Going aluminum on Douglas

As I write this all three of these guys are somewhere far up the French Broad River, fishing from their very tricked out aluminum tunnel hull rigs. The guys, from left, are Sklyar Hamilton, Mike Watson and Ott DeFoe.

Tunnel hull rigs are part of a unique culture here in East Tennessee. The tunnel hulls create more lift, so much in fact, that these three boats all will run in about 3 inches of water.

“It’s more necessity than convenience,” explained Watson, who runs a welding and fabrication business in nearby Bluff City, Tenn. Watson is sought for his skills and expertise in tweaking the rigs to run shallower, faster and generally provide tournament anglers with an edge.

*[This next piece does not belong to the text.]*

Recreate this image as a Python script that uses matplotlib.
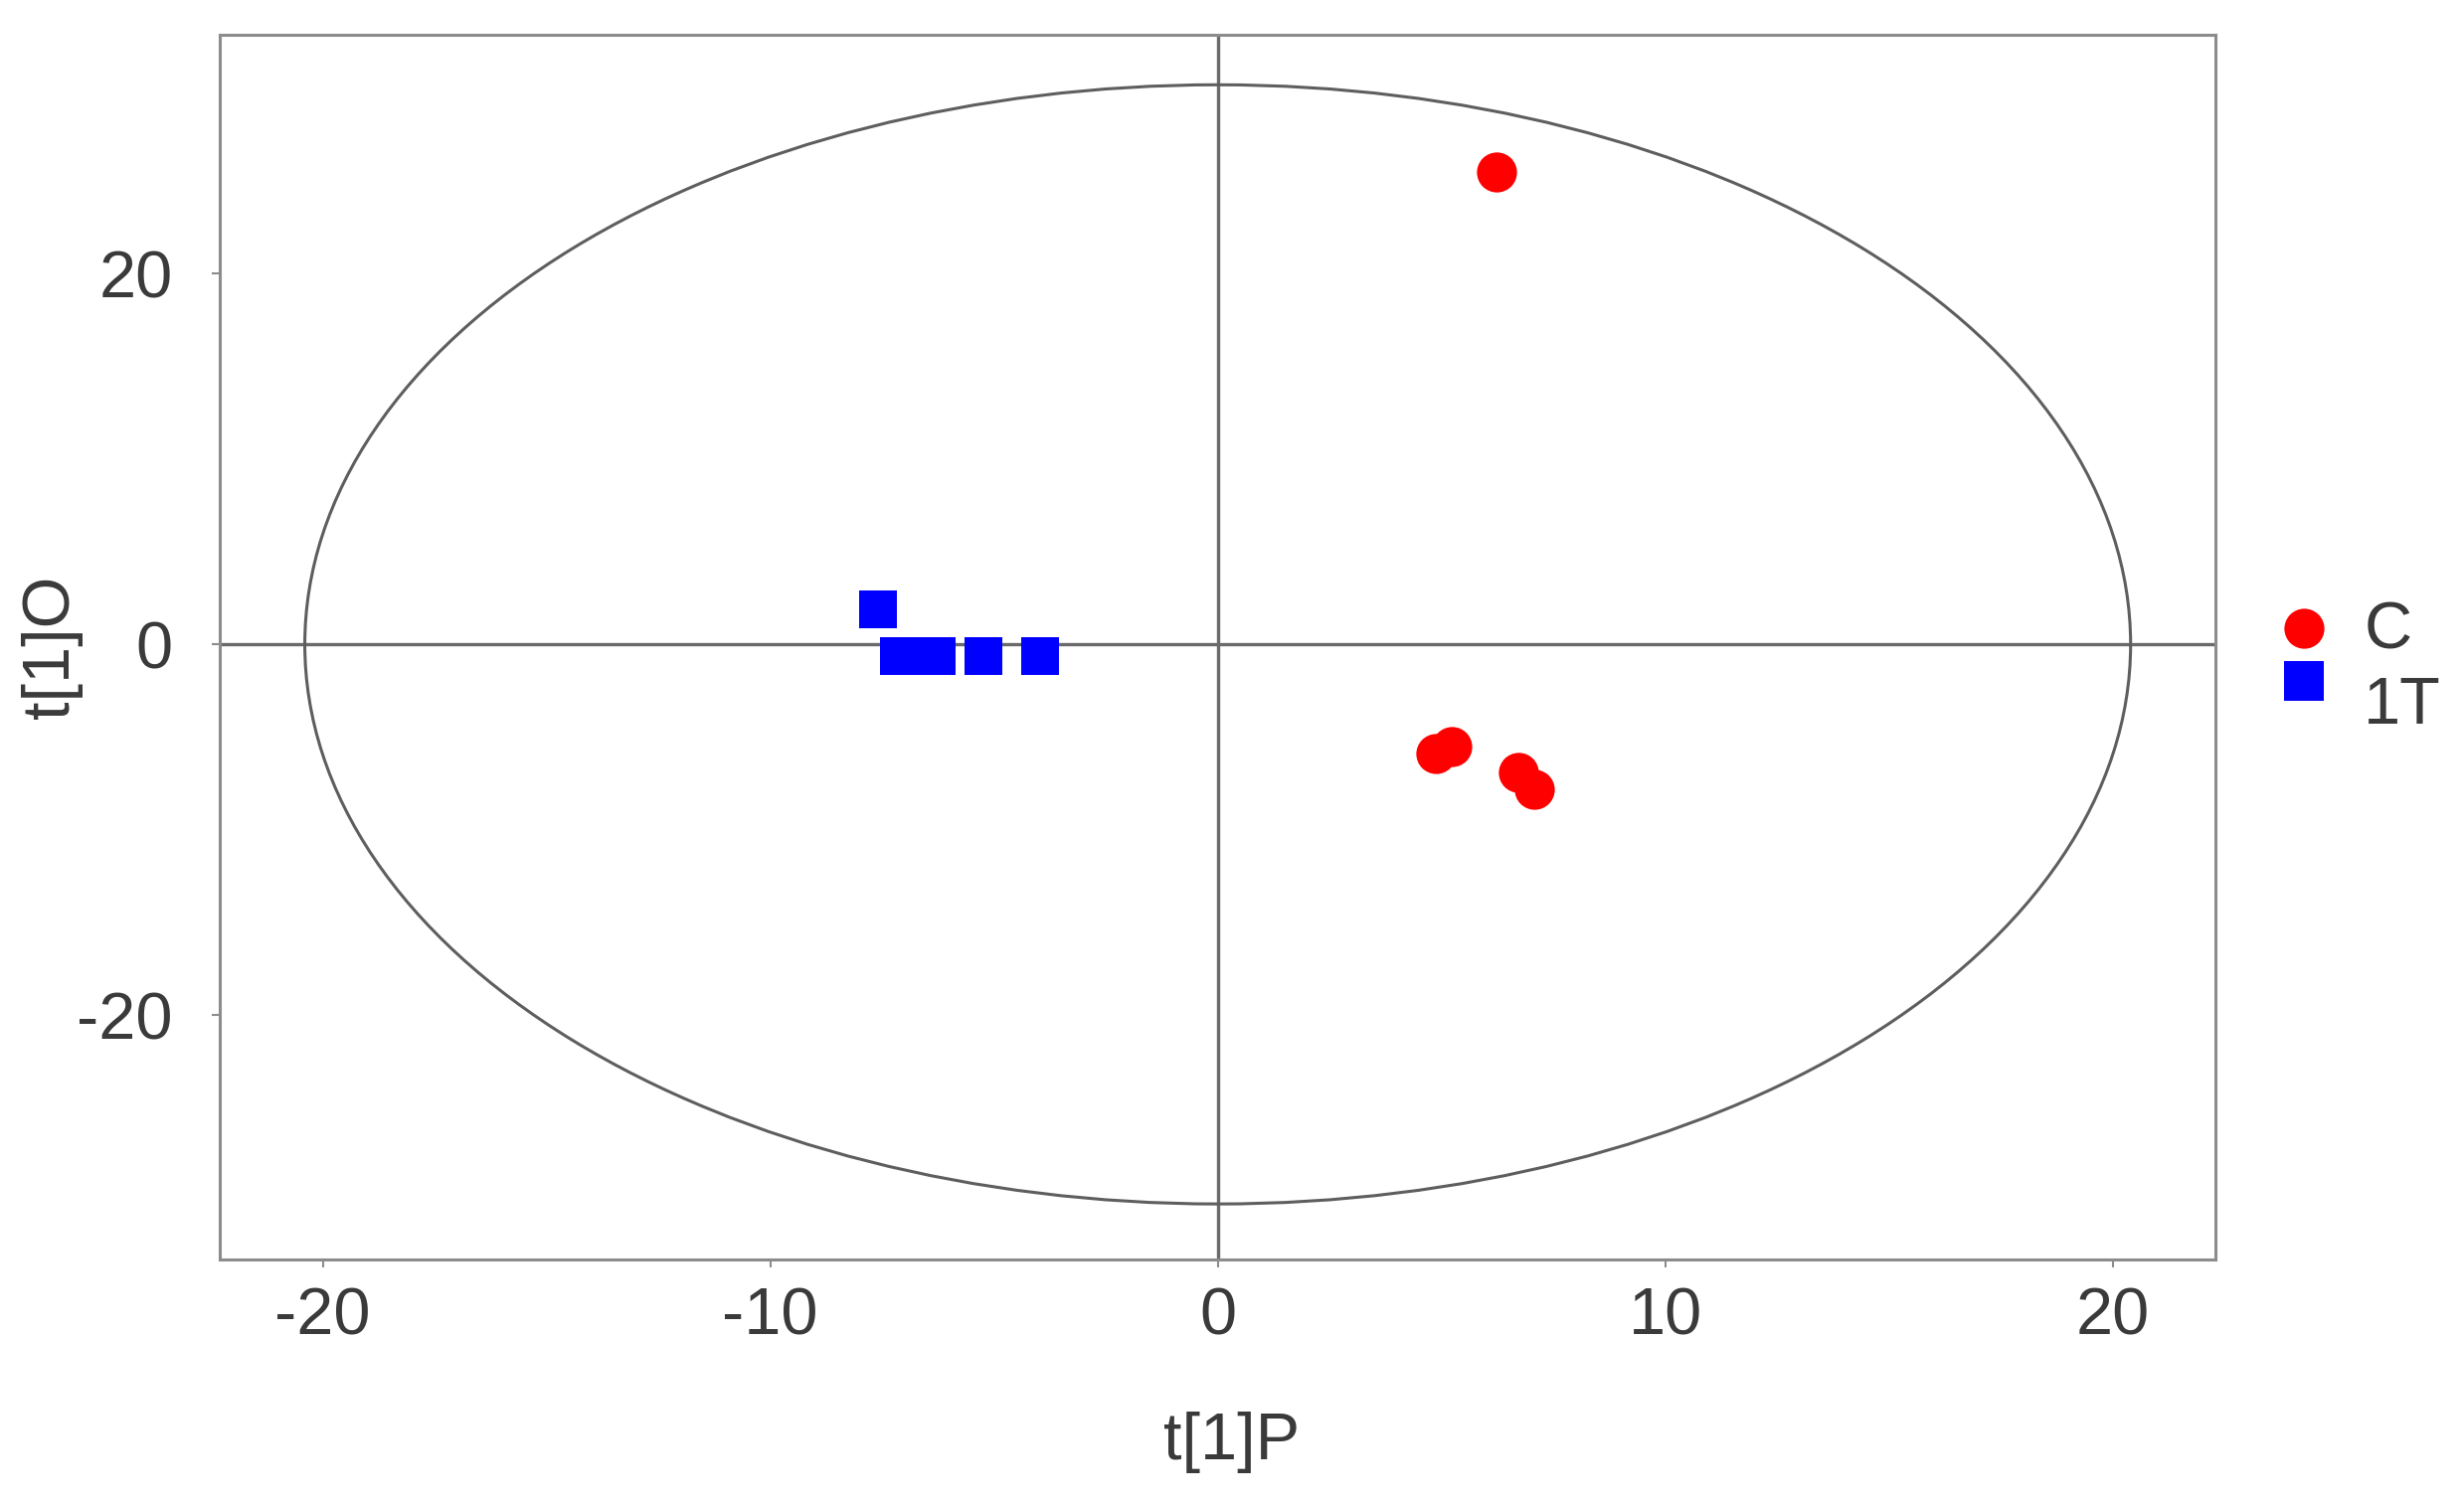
import matplotlib.pyplot as plt
from matplotlib.patches import Ellipse

plt.rcParams['font.family'] = ['Liberation Sans', 'DejaVu Sans']
plt.rcParams['axes.unicode_minus'] = False

# scores for group C
c_t1p = [6.22, 4.87, 5.24, 6.71, 7.07]
c_t1o = [25.5, -5.9, -5.5, -6.9, -7.8]

# scores for group 1T
t_t1p = [-7.59, -7.13, -6.29, -5.24, -3.97]
t_t1o = [1.9, -0.65, -0.65, -0.65, -0.65]

# Hotelling T2 ellipse semi axes
ell_a = 20.4
ell_b = 30.2

group_labels = ['C', '1T']
x_ticks = [-20, -10, 0, 10, 20]
y_ticks = [-20, 0, 20]

text_col = '#3a3a3a'
frame_col = '#8c8c8c'
line_col = '#6a6a6a'

fig = plt.figure(figsize=(24.78, 15.14), dpi=100)
ax = fig.add_axes([0.0892, 0.1631, 0.8100, 0.8138])

ax.axhline(0, color=line_col, lw=2.4, zorder=1)
ax.axvline(0, color=line_col, lw=2.4, zorder=1)
ax.add_patch(Ellipse((0, 0), 2 * ell_a, 2 * ell_b, fill=False,
                     edgecolor='#5e5e5e', lw=2.2, zorder=2))

ax.plot(c_t1p, c_t1o, 'o', color='#ff0000', markersize=29, markeredgewidth=0, zorder=3)
ax.plot(t_t1p, t_t1o, 's', color='#0000ff', markersize=27, markeredgewidth=0, zorder=3)

ax.set_xlim(-22.3, 22.3)
ax.set_ylim(-33.2, 32.9)
ax.set_xticks(x_ticks)
ax.set_yticks(y_ticks)
ax.tick_params(axis='both', direction='out', length=6, width=1.5,
               color=frame_col, labelcolor=text_col, labelsize=48)
ax.tick_params(axis='x', pad=14)
ax.tick_params(axis='y', pad=28)
for s in ax.spines.values():
    s.set_color(frame_col)
    s.set_linewidth(2.2)

ax.set_xlabel('t[1]P', fontsize=48, color=text_col)
ax.set_ylabel('t[1]O', fontsize=48, color=text_col)
ax.xaxis.set_label_coords(0.507, -0.124)
ax.yaxis.set_label_coords(-0.069, 0.5)

# legend drawn by hand, markers sit tighter than the text rows
ax.plot([1.0443], [0.5154], 'o', color='#ff0000', markersize=29, markeredgewidth=0,
        transform=ax.transAxes, clip_on=False)
ax.plot([1.0443], [0.4724], 's', color='#0000ff', markersize=29, markeredgewidth=0,
        transform=ax.transAxes, clip_on=False)
ax.text(1.0742, 0.4992, group_labels[0], transform=ax.transAxes, fontsize=48,
        color=text_col, va='baseline', ha='left')
ax.text(1.0742, 0.4375, group_labels[1], transform=ax.transAxes, fontsize=48,
        color=text_col, va='baseline', ha='left')

fig.savefig('out.png', dpi=100, facecolor='white')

“It’s a whole different world up there [on the river],” added Hamilton, who lives in Dandridge.

“You get about a three-pound average with the largemouth and the smallmouth are bigger than average,” said DeFoe, who lives in nearby Knoxville.

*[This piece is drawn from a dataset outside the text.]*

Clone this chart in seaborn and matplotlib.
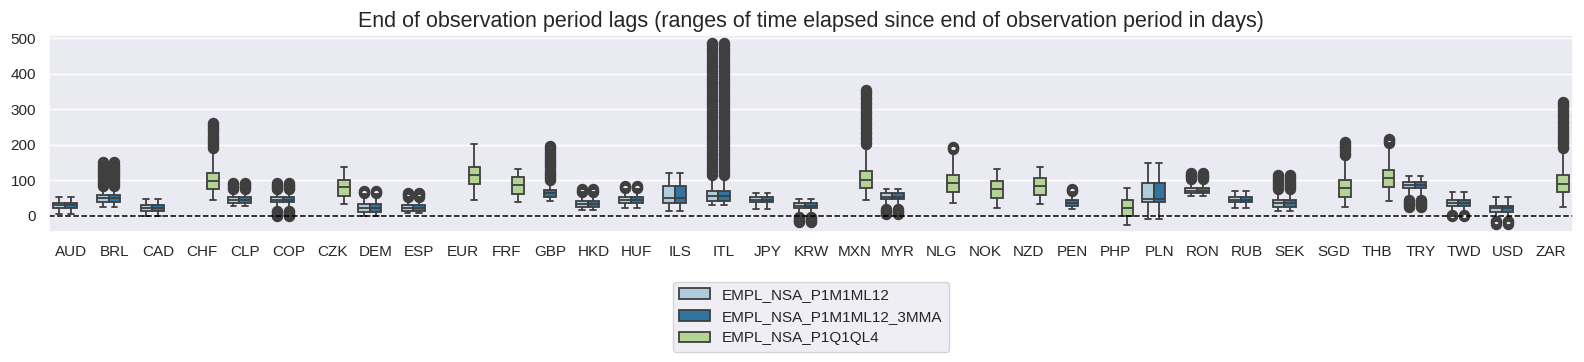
import numpy as np
import matplotlib
matplotlib.use("Agg")
import matplotlib.pyplot as plt
import pandas as pd
import seaborn as sns

# currencies on the x axis, and which series each one has (L, D, G)
currencies = ["AUD", "BRL", "CAD", "CHF", "CLP", "COP", "CZK", "DEM", "ESP", "EUR",
              "FRF", "GBP", "HKD", "HUF", "ILS", "ITL", "JPY", "KRW", "MXN", "MYR",
              "NLG", "NOK", "NZD", "PEN", "PHP", "PLN", "RON", "RUB", "SEK", "SGD",
              "THB", "TRY", "TWD", "USD", "ZAR"]
present = ["LD", "LD", "LD", "G", "LD", "LD", "G", "LD", "LD", "G",
           "G", "D", "LD", "LD", "LD", "LD", "LD", "LD", "G", "LD",
           "G", "G", "G", "D", "G", "LD", "LD", "LD", "LD", "G",
           "G", "LD", "LD", "LD", "G"]
series_names = {"L": "EMPL_NSA_P1M1ML12",
                "D": "EMPL_NSA_P1M1ML12_3MMA",
                "G": "EMPL_NSA_P1Q1QL4"}

# box summaries (days)
box_lo = [6, 25, 0, 44, 27, 18, 32, 0, 7, 43,
          38, 41, 16, 23, 13, 30, 19, 2, 44, 22,
          35, 23, 32, 20, -26, -8, 56, 21, 13, 24,
          41, 52, 6, -12, 25]
box_q1 = [23, 40, 14, 74, 37, 38, 56, 11, 14, 90,
          62, 54, 25, 36, 35, 42, 38, 21, 77, 46,
          68, 51, 57, 28, -1, 38, 63, 38, 25, 54,
          82, 77, 28, 11, 66]
box_med = [30, 49, 22, 97, 44, 45, 80, 22, 22, 114,
           86, 63, 33, 45, 50, 55, 45, 28, 100, 54,
           92, 75, 83, 37, 22, 48, 71, 45, 35, 77,
           106, 86, 37, 21, 88]
box_q3 = [37, 57, 29, 119, 52, 52, 102, 32, 29, 136,
          110, 72, 42, 52, 85, 70, 52, 35, 126, 63,
          116, 98, 105, 44, 44, 91, 79, 53, 44, 101,
          130, 96, 44, 28, 115]
box_hi = [54, 80, 47, 185, 72, 70, 138, 62, 50, 202,
          133, 95, 66, 74, 120, 110, 64, 47, 198, 75,
          182, 131, 136, 66, 77, 148, 101, 71, 72, 168,
          200, 112, 68, 53, 185]
outliers = [
    [],
    [84, 90, 96, 102, 108, 114, 120, 126, 132, 138, 144, 150],
    [],
    [190, 196, 202, 208, 214, 220, 226, 232, 238, 244, 250, 256, 261],
    [76, 80, 84, 88, 92],
    [-2, 2, 6, 10, 14, 75, 79, 83, 87, 91],
    [],
    [65, 68, 71],
    [53, 57, 61, 65],
    [],
    [],
    [100, 106, 112, 118, 124, 130, 136, 142, 148, 154, 160, 166, 172, 178, 184, 190, 196],
    [68, 71, 74],
    [78, 81, 84],
    [],
    [114, 122, 130, 138, 146, 154, 162, 170, 178, 186, 194, 202, 210, 218, 226, 234,
     242, 250, 258, 266, 274, 282, 290, 298, 306, 314, 322, 330, 338, 346, 354, 362,
     370, 378, 386, 394, 402, 410, 418, 426, 434, 442, 450, 458, 466, 474, 482, 488],
    [],
    [-3, -7, -11, -15, -18],
    [202, 209, 216, 223, 230, 237, 244, 251, 258, 265, 272, 279, 286, 293, 300, 307,
     314, 321, 328, 335, 342, 349, 355],
    [6, 10, 14, 18],
    [189, 192, 195],
    [],
    [],
    [70, 73, 76],
    [],
    [],
    [104, 108, 112, 116, 119],
    [],
    [74, 80, 86, 92, 98, 104, 110, 116],
    [172, 178, 184, 190, 196, 202, 208],
    [204, 208, 212, 215],
    [25, 29, 33, 37, 41, 45],
    [0, 2],
    [-16, -19, -22],
    [190, 197, 204, 211, 218, 225, 232, 239, 246, 253, 260, 267, 274, 281, 288, 295,
     302, 309, 316, 321],
]

# rebuild samples whose quartiles / whiskers match the summaries
N = 100
rows = []
for i, cid in enumerate(currencies):
    vals = ([box_lo[i]] + [box_q1[i]] * N + [box_med[i]] * N + [box_q3[i]] * N
            + [box_hi[i]] + outliers[i])
    for code in present[i]:
        rows.append(pd.DataFrame({"cid": cid, "xcat": series_names[code], "lag": vals}))
df = pd.concat(rows, ignore_index=True)

sns.set_theme(style="darkgrid")
plt.rcParams["font.family"] = ["Liberation Sans", "DejaVu Sans"]

fig, ax = plt.subplots(figsize=(15.84, 3.62), dpi=100)
fig.subplots_adjust(left=0.031, right=0.993, top=0.903, bottom=0.359)

sns.boxplot(data=df, x="cid", y="lag", hue="xcat", order=currencies,
            hue_order=list(series_names.values()), palette="Paired",
            linewidth=1.3, fliersize=6,
            flierprops={"markeredgewidth": 2.2}, ax=ax)
ax.axhline(0, color="black", linestyle="--", linewidth=1.1)
ax.set_ylim(-46, 509)
ax.set_xlabel("")
ax.set_ylabel("")
ax.set_title("End of observation period lags (ranges of time elapsed since end of observation period in days)",
             fontsize=15.5)
sns.move_legend(ax, "upper center", bbox_to_anchor=(0.5, -0.215), title=None, frameon=True)

fig.savefig("out.png", dpi=100)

The latter fish is key. The anglers are allowed to bring in one smallmouth measuring at least 20 inches.

Is the risk worth the reward?

It was for DeFoe, who ran his aluminum rig up the French Broad to win the 2014 Open held here.

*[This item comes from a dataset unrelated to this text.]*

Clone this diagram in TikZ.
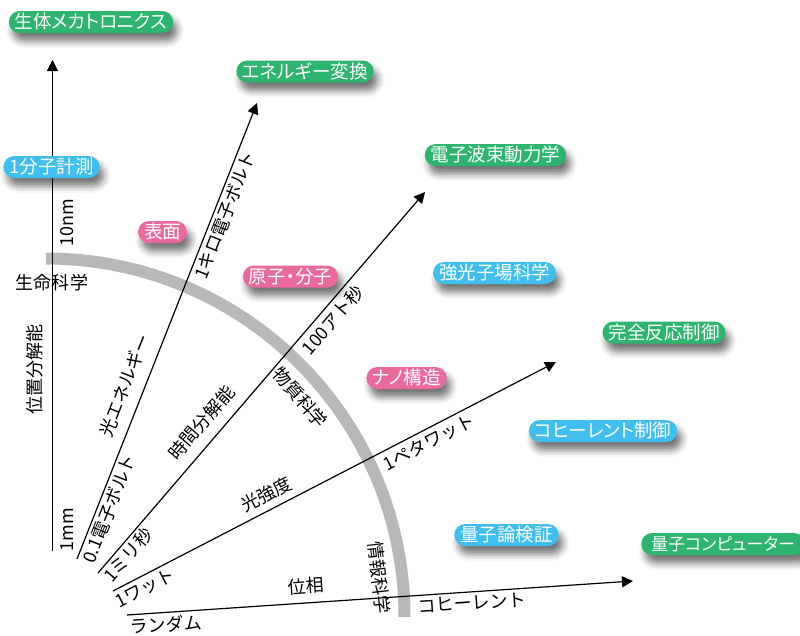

The difference this week is water clarity. Smallmouth thrive, and bite, in swift, clear water. This week much of the river is running swift and muddy. A deluge from the remnants of Hurricane Harvey dumped lots of rain into the watersheds surrounding the foothills of the Great Smoky Mountains. The runoff is just beginning to show signs of clearing.

So we shall see how the boom-or-bust day goes for the guys running aluminum rigs. Watson, who works on most of the rigs, said at least 8 of his jobs are in use this week.